Work to be completed: Copy out the listing that follows exactly, dropping every picture.
— START OF Data section —
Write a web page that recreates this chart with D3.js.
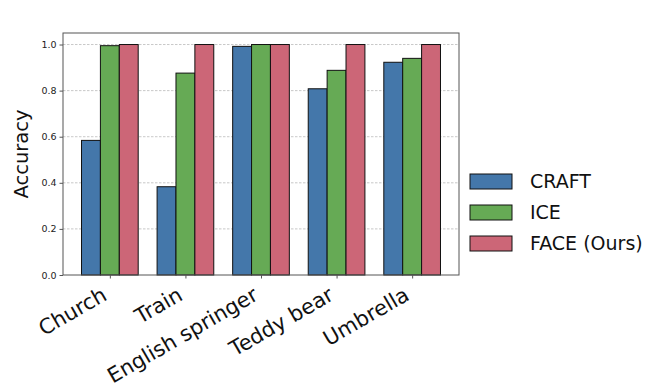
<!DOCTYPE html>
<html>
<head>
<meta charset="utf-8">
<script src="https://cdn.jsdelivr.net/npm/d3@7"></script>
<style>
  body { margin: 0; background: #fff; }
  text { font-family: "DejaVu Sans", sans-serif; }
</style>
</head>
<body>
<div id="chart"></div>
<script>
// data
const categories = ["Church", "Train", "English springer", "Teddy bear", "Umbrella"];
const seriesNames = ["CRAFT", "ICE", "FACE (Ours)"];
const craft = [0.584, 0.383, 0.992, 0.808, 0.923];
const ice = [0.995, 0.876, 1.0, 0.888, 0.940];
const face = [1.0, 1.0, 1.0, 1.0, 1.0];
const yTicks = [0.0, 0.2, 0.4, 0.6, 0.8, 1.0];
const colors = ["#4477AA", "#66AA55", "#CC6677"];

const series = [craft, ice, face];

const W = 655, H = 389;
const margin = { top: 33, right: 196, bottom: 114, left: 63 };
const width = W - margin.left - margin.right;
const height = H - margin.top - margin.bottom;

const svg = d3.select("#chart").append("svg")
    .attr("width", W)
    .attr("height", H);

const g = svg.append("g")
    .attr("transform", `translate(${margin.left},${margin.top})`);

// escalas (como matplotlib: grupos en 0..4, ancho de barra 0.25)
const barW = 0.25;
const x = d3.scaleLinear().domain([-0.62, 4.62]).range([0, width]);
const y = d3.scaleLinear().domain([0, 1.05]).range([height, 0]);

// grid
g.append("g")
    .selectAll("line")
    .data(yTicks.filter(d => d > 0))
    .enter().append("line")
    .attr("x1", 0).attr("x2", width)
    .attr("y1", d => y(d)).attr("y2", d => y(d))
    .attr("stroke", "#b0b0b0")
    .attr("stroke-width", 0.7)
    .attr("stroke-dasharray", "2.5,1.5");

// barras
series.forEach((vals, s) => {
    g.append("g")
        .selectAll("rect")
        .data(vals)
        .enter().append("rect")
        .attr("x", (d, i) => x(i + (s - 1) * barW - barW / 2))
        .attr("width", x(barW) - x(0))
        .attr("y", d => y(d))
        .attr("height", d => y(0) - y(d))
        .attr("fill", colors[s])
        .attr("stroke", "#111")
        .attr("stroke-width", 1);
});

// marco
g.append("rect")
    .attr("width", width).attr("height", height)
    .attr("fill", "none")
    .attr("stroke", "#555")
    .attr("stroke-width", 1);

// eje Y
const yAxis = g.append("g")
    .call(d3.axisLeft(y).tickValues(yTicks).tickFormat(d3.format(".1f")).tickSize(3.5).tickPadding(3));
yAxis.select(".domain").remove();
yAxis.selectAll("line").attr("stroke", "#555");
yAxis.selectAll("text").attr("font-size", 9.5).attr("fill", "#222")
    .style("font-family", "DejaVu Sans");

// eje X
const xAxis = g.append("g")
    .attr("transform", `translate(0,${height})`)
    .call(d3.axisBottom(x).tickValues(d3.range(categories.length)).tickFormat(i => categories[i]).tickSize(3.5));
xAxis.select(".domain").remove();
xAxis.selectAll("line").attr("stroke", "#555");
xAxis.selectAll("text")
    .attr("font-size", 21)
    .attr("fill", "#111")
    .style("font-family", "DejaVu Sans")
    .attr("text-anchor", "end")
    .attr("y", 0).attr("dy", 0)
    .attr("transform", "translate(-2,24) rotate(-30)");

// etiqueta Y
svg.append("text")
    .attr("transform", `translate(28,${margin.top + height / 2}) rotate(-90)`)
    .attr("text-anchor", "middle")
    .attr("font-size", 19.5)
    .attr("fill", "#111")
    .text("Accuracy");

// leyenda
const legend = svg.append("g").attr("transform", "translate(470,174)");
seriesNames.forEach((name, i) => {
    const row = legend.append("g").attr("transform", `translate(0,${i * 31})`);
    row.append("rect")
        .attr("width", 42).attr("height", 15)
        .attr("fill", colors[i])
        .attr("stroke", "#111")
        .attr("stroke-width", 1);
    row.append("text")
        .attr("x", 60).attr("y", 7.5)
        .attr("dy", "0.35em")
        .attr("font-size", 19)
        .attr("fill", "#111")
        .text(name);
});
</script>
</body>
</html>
— END OF Data section —
Expected answer:
Write a web page that recreates this chart with D3.js.
<!DOCTYPE html>
<html>
<head>
<meta charset="utf-8">
<script src="https://cdn.jsdelivr.net/npm/d3@7"></script>
<style>
  body { margin: 0; background: #fff; }
  text { font-family: "DejaVu Sans", sans-serif; }
</style>
</head>
<body>
<div id="chart"></div>
<script>
// data
const categories = ["Church", "Train", "English springer", "Teddy bear", "Umbrella"];
const seriesNames = ["CRAFT", "ICE", "FACE (Ours)"];
const craft = [0.584, 0.383, 0.992, 0.808, 0.923];
const ice = [0.995, 0.876, 1.0, 0.888, 0.940];
const face = [1.0, 1.0, 1.0, 1.0, 1.0];
const yTicks = [0.0, 0.2, 0.4, 0.6, 0.8, 1.0];
const colors = ["#4477AA", "#66AA55", "#CC6677"];

const series = [craft, ice, face];

const W = 655, H = 389;
const margin = { top: 33, right: 196, bottom: 114, left: 63 };
const width = W - margin.left - margin.right;
const height = H - margin.top - margin.bottom;

const svg = d3.select("#chart").append("svg")
    .attr("width", W)
    .attr("height", H);

const g = svg.append("g")
    .attr("transform", `translate(${margin.left},${margin.top})`);

// escalas (como matplotlib: grupos en 0..4, ancho de barra 0.25)
const barW = 0.25;
const x = d3.scaleLinear().domain([-0.62, 4.62]).range([0, width]);
const y = d3.scaleLinear().domain([0, 1.05]).range([height, 0]);

// grid
g.append("g")
    .selectAll("line")
    .data(yTicks.filter(d => d > 0))
    .enter().append("line")
    .attr("x1", 0).attr("x2", width)
    .attr("y1", d => y(d)).attr("y2", d => y(d))
    .attr("stroke", "#b0b0b0")
    .attr("stroke-width", 0.7)
    .attr("stroke-dasharray", "2.5,1.5");

// barras
series.forEach((vals, s) => {
    g.append("g")
        .selectAll("rect")
        .data(vals)
        .enter().append("rect")
        .attr("x", (d, i) => x(i + (s - 1) * barW - barW / 2))
        .attr("width", x(barW) - x(0))
        .attr("y", d => y(d))
        .attr("height", d => y(0) - y(d))
        .attr("fill", colors[s])
        .attr("stroke", "#111")
        .attr("stroke-width", 1);
});

// marco
g.append("rect")
    .attr("width", width).attr("height", height)
    .attr("fill", "none")
    .attr("stroke", "#555")
    .attr("stroke-width", 1);

// eje Y
const yAxis = g.append("g")
    .call(d3.axisLeft(y).tickValues(yTicks).tickFormat(d3.format(".1f")).tickSize(3.5).tickPadding(3));
yAxis.select(".domain").remove();
yAxis.selectAll("line").attr("stroke", "#555");
yAxis.selectAll("text").attr("font-size", 9.5).attr("fill", "#222")
    .style("font-family", "DejaVu Sans");

// eje X
const xAxis = g.append("g")
    .attr("transform", `translate(0,${height})`)
    .call(d3.axisBottom(x).tickValues(d3.range(categories.length)).tickFormat(i => categories[i]).tickSize(3.5));
xAxis.select(".domain").remove();
xAxis.selectAll("line").attr("stroke", "#555");
xAxis.selectAll("text")
    .attr("font-size", 21)
    .attr("fill", "#111")
    .style("font-family", "DejaVu Sans")
    .attr("text-anchor", "end")
    .attr("y", 0).attr("dy", 0)
    .attr("transform", "translate(-2,24) rotate(-30)");

// etiqueta Y
svg.append("text")
    .attr("transform", `translate(28,${margin.top + height / 2}) rotate(-90)`)
    .attr("text-anchor", "middle")
    .attr("font-size", 19.5)
    .attr("fill", "#111")
    .text("Accuracy");

// leyenda
const legend = svg.append("g").attr("transform", "translate(470,174)");
seriesNames.forEach((name, i) => {
    const row = legend.append("g").attr("transform", `translate(0,${i * 31})`);
    row.append("rect")
        .attr("width", 42).attr("height", 15)
        .attr("fill", colors[i])
        .attr("stroke", "#111")
        .attr("stroke-width", 1);
    row.append("text")
        .attr("x", 60).attr("y", 7.5)
        .attr("dy", "0.35em")
        .attr("font-size", 19)
        .attr("fill", "#111")
        .text(name);
});
</script>
</body>
</html>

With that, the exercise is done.